Dallow’s is a fine-dining restaurant housed
entirely inside mega-bar Sale St. You could be forgiven if you wondered why
someone would launch an upmarket restaurant inside a massive, cranking
nightspot. I’ve eaten there twice and I’m still wondering.
Chef Nick Honeyman’s menu is imaginative
and ambitious, but his food has to fight very hard for your attention. The
biggest distraction is bar noise, which is a big, big deal on a Friday night,
with the only protection against it a tall, thick curtain separating diners
from drinkers.
Surprisingly enough, when you’re trying to
conceal the combined sound of 300 men exaggerating the importance of their jobs
while their dates sing along to the Black Eyed Peas, a heavy set of drapes
doesn’t quite cut it.
Or fixing the lock on the toilet door,
which was clearly busted on my first visit and still hadn’t been fixed 10 days
later. Maybe they want their guests to walk in on each other.
The food is mostly very good. Honeyman’s
modern French menu has five entrées and five mains, but there are so many
interesting moments within it that you’d be well advised to take advantage of
his “surprise degustation”.
At $60 for five complicated courses and $40
for some excellent wine matching, it’s difficult to see how he makes money out
of it, but of course that’s not your problem.

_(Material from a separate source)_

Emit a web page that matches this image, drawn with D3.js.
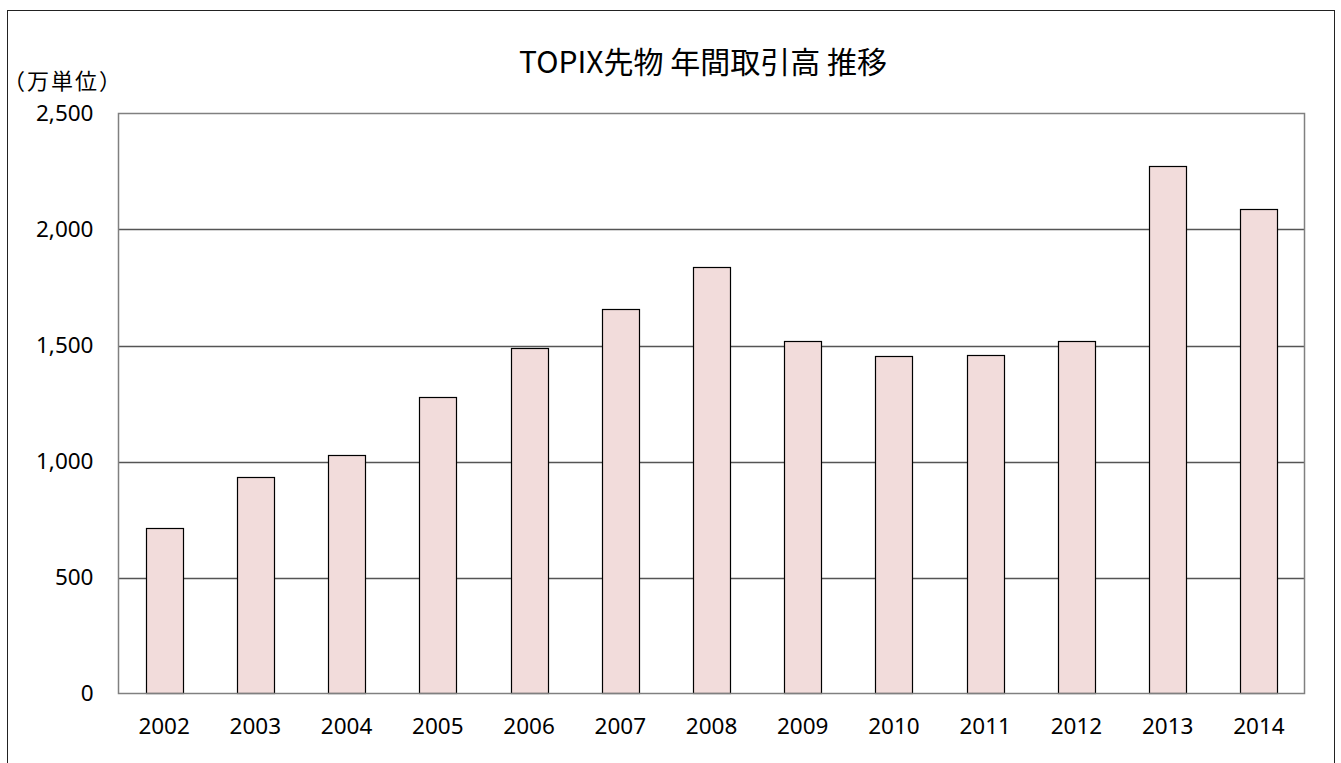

According to our maitre d’, the degustation
is priced accessibly because that’s how the chef would most like us to enjoy
his food. Unfortunately, on my first visit the existence of a degustation was
not explained until I was paying the bill, although there was a short apology
that no one had mentioned it earlier.
So I got it next time. It starts with cured
Atlantic salmon, served with grapefruit, pomegranate, blood orange foam and
baby fennel, all of which punch hard on the tastebuds, making for a long
mouthful in which melting slivers of salmon burst with different spikes of
flavour — sour, sweet citrus, tart, and aniseed.

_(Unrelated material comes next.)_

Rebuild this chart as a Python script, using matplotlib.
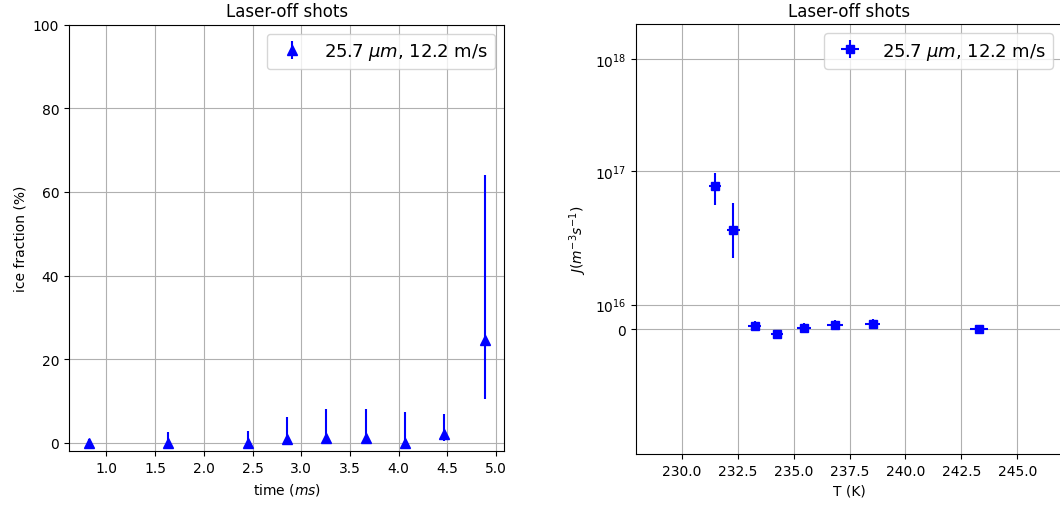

Next came fatty, crunchy pork tails sitting
on butter-sautéed prawns, with apple and lychee providing sweet notes and
helping with the match, a delicious cold glass of Framingham Gewürztraminer.
That’s when Peter Gordon sat down for
dinner at the next table, and we started tasting a bit of kitchen panic. Fish
with escargot and fennel emulsion was badly overcooked — it had been fantastic
from the à la carte menu last time.
Beef assiette was an impressive dish, but
the small lean section of scotch fillet seemed a waste of a beautiful cut and
was shown up by the tasty piece of braised bavette next to it.
Desserts were unspectacular but nice enough
— most notably an off-menu roquefort and a white chocolate bavarois.
Dallow’s is ambitious, and the food
certainly has its moments. But who is the restaurant for? If you’re at home and
in the mood for fussy foams and emulsions, would you want to go eat them in a
nightclub? If you’re drinking at Sale St already, wouldn’t suggesting to your
friends that you all slip through the curtain for a quick degustation feel a
bit... intense?
Nick Honeyman is a chef with promise and
ability, but I fear he may be the right guy in the wrong place.